Safe for the following allergies: dairy, gluten, wheat, corn, oats, barley, egg (if you use egg replacer), tree nuts, peanuts, shellfish, soy (if you use a different oil), nightshades (if you use eggs)


Oh yes, I nearly forgot. The thing that made the original recipe so very wonderful was...the modifications. This is a magical recipe, because you can easily alter it to make PEANUT BUTTER CHOCOLATE CHIP COOKIES or MINT CHOCOLATE CHIP COOKIES, as well as DOUBLE CHOCOLATE CHIP COOKIES or MOCHA CHOCOLATE CHIP COOKIES. All of these are pretty darn awesome. Read on for instructions:


  • Peanut Butter Chocolate Chip: Reduce the shortening/oil to 3/4 cup, and add in 1/2 cup of peanut butter with the shortening/oil and sugars.
  • Mint Chocolate Chip: Along with the vanilla, add a 1/2 teaspoon of peppermint extract - it's strong stuff! To provide a visual clue that these are different, I also add a small amount of green food coloring. Make sure to taste-test the batter on this one! If you need more mint flavor, add more - tastes can vary.

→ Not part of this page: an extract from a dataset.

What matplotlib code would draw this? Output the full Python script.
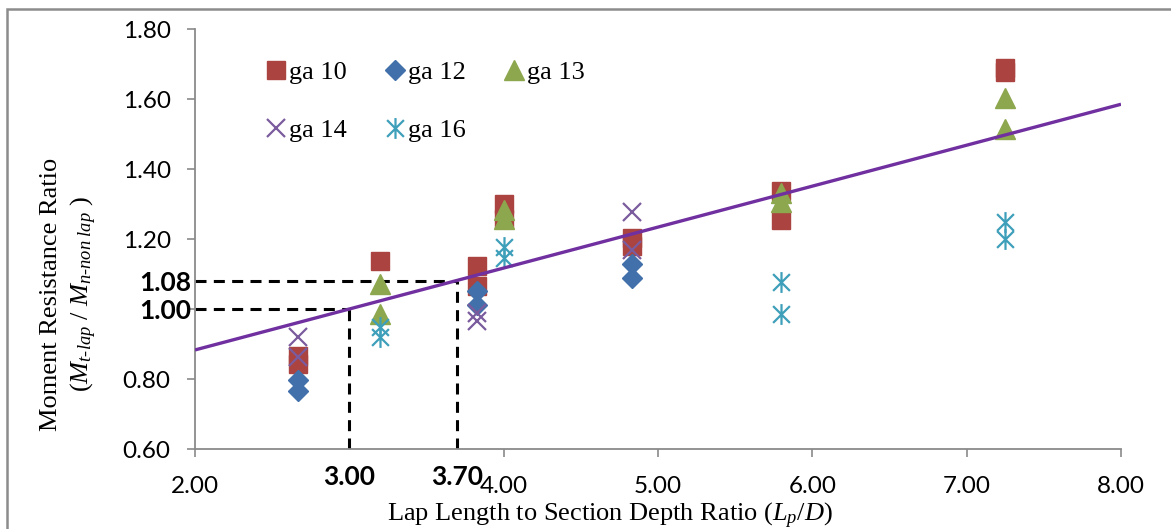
import matplotlib
matplotlib.use("Agg")
import matplotlib.pyplot as plt
from matplotlib.path import Path
from matplotlib.patches import Rectangle

plt.rcParams["mathtext.fontset"] = "custom"
plt.rcParams["mathtext.rm"] = "Liberation Serif"
plt.rcParams["mathtext.it"] = "Liberation Serif:italic"

# ---- data -------------------------------------------------------------
ga10_x = [2.67, 2.67, 3.20, 3.83, 3.83, 4.00, 4.00, 4.83, 4.83, 5.80, 5.80, 7.25, 7.25]
ga10_y = [0.866, 0.843, 1.137, 1.123, 1.067, 1.299, 1.258, 1.203, 1.181, 1.337, 1.253, 1.689, 1.677]

ga12_x = [2.67, 2.67, 3.83, 3.83, 4.83, 4.83]
ga12_y = [0.797, 0.767, 1.052, 1.011, 1.129, 1.088]

ga13_x = [3.20, 3.20, 4.00, 4.00, 5.80, 5.80, 7.25, 7.25]
ga13_y = [1.071, 0.986, 1.283, 1.257, 1.331, 1.307, 1.602, 1.514]

ga14_x = [2.67, 2.67, 3.83, 3.83, 4.83, 4.83]
ga14_y = [0.919, 0.864, 0.988, 0.967, 1.277, 1.169]

ga16_x = [3.20, 3.20, 4.00, 4.00, 5.80, 5.80, 7.25, 7.25]
ga16_y = [0.948, 0.921, 1.178, 1.145, 1.078, 0.986, 1.249, 1.200]

series_names = ["ga 10", "ga 12", "ga 13", "ga 14", "ga 16"]

# linear trend line  y = slope * x + intercept
trend_slope = 0.117
trend_intercept = 0.649
trend_range = [2.0, 8.0]

# reference points marked with dashed guides
ref_x = [3.00, 3.70]
ref_y = [1.00, 1.08]
ref_x_labels = ["3.00", "3.70"]
ref_y_labels = ["1.00", "1.08"]

x_ticks = [2, 4, 5, 6, 7, 8]
x_tick_labels = ["2.00", "4.00", "5.00", "6.00", "7.00", "8.00"]
y_ticks = [0.6, 0.8, 1.0, 1.2, 1.4, 1.6, 1.8]
y_tick_labels = ["0.60", "0.80", "", "1.20", "1.40", "1.60", "1.80"]

# ---- figure -----------------------------------------------------------
W, H = 1171, 529
fig = plt.figure(figsize=(W / 100, H / 100), dpi=100)
ax = fig.add_axes([195 / W, 1 - 449 / H, (1121 - 195) / W, (449 - 29) / H])

# outer chart border
fig.patches.append(Rectangle((7 / W, -0.2), 1.2, 1 - 9 / H + 0.2,
                             transform=fig.transFigure, fill=False,
                             ec="#8c8c8c", lw=1.8))

# star marker: an x with a vertical bar through it
star = Path([(-0.5, -0.5), (0.5, 0.5), (-0.5, 0.5), (0.5, -0.5), (0, -0.62), (0, 0.62)],
            [Path.MOVETO, Path.LINETO, Path.MOVETO, Path.LINETO, Path.MOVETO, Path.LINETO])

styles = [
    dict(marker="s", ms=13.5, color="#AB4340", mec="#AB4340", ls="none"),
    dict(marker="D", ms=10, color="#4270AA", mec="#4270AA", ls="none"),
    dict(marker="^", ms=14, color="#8CA74D", mec="#8CA74D", ls="none"),
    dict(marker="x", ms=13, color="#7A5C9E", mew=1.6, ls="none"),
    dict(marker=star, ms=15, color="#3E9FBA", mew=1.6, ls="none"),
]
data = [(ga10_x, ga10_y), (ga12_x, ga12_y), (ga13_x, ga13_y),
        (ga14_x, ga14_y), (ga16_x, ga16_y)]

handles = []
for (xs, ys), st, name in zip(data, styles, series_names):
    h, = ax.plot(xs, ys, label=name, zorder=3, **st)
    handles.append(h)

# trend line
tx = trend_range
ty = [trend_slope * v + trend_intercept for v in tx]
ax.plot(tx, ty, color="#7030A0", lw=2.4, zorder=4, solid_capstyle="butt")

# dashed guides
dash = dict(color="black", lw=2.2, ls=(0, (3.6, 2.4)), zorder=2)
for xv, yv in zip(ref_x, ref_y):
    ax.plot([2.0, xv], [yv, yv], **dash)
    ax.plot([xv, xv], [0.6, yv], **dash)

ax.set_xlim(2, 8)
ax.set_ylim(0.6, 1.8)
ax.set_xticks(x_ticks, x_tick_labels)
ax.set_yticks(y_ticks, y_tick_labels)

for s in ["top", "right"]:
    ax.spines[s].set_visible(False)
for s in ["left", "bottom"]:
    ax.spines[s].set_color("#8a8a8a")
    ax.spines[s].set_linewidth(1.3)

ax.tick_params(axis="both", direction="out", length=5.5, width=1.2, color="#8a8a8a")
ax.tick_params(axis="x", pad=14)
ax.tick_params(axis="y", pad=12)
for lab in ax.get_xticklabels() + ax.get_yticklabels():
    lab.set_fontfamily("Lato")
    lab.set_fontsize(17.5)
    lab.set_color("black")

# bold labels for the reference values
for xv, txt in zip(ref_x, ref_x_labels):
    ax.text(xv, -0.038, txt, transform=ax.get_xaxis_transform(), ha="center",
            va="top", fontfamily="Lato", fontweight="bold", fontsize=19)
for yv, txt in zip(ref_y, ref_y_labels):
    ax.text(-0.004, yv, txt, transform=ax.get_yaxis_transform(), ha="right",
            va="center_baseline", fontfamily="Lato", fontweight="bold", fontsize=19)

# axis titles
fig.text(51 / W, 1 - 294 / H, "Moment Resistance Ratio", rotation=90,
         ha="center", va="center", fontfamily="Liberation Serif", fontsize=19)
fig.text(84 / W, 1 - 294 / H, r"$(M_{t\text{-}lap}\ /\ M_{n\text{-}non\ lap}\ )$",
         rotation=90, ha="center", va="center", fontsize=19)
fig.text(610 / W, 1 - 516 / H, r"Lap Length to Section Depth Ratio ($L_p$/$D$)",
         ha="center", va="center", fontfamily="Liberation Serif", fontsize=19)

# legend, filled row by row
order = [0, 3, 1, 4, 2]
leg = ax.legend([handles[i] for i in order], [series_names[i] for i in order],
                ncol=3, loc="upper left", bbox_to_anchor=(265 / W, 1 - 61 / H),
                bbox_transform=fig.transFigure, frameon=False,
                prop=dict(family="Liberation Serif", size=19),
                handlelength=0.8, handletextpad=0.1, columnspacing=1.42,
                labelspacing=1.3, borderpad=0, borderaxespad=0)

fig.savefig("out.png", dpi=100)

  • Double Chocolate Chip: Replace 1 cup of flour with unsweetened cocoa powder. Yes, that's one heck of a chocolate punch; eat carefully!
  • Mocha Chocolate Chip: Replace 1 cup of flour with unsweetened cocoa powder AND add 2 Tbs instant espresso powder - but if you're low on espresso powder, plain old instant coffee works alright too. Again, this is one heck of a caffeine buzz.
So there you have it! The Perfect Cookie, with 4 extra versions to keep things interesting. That's like 5 recipes in one entry! Try them all out, and let me know which one is your favorite!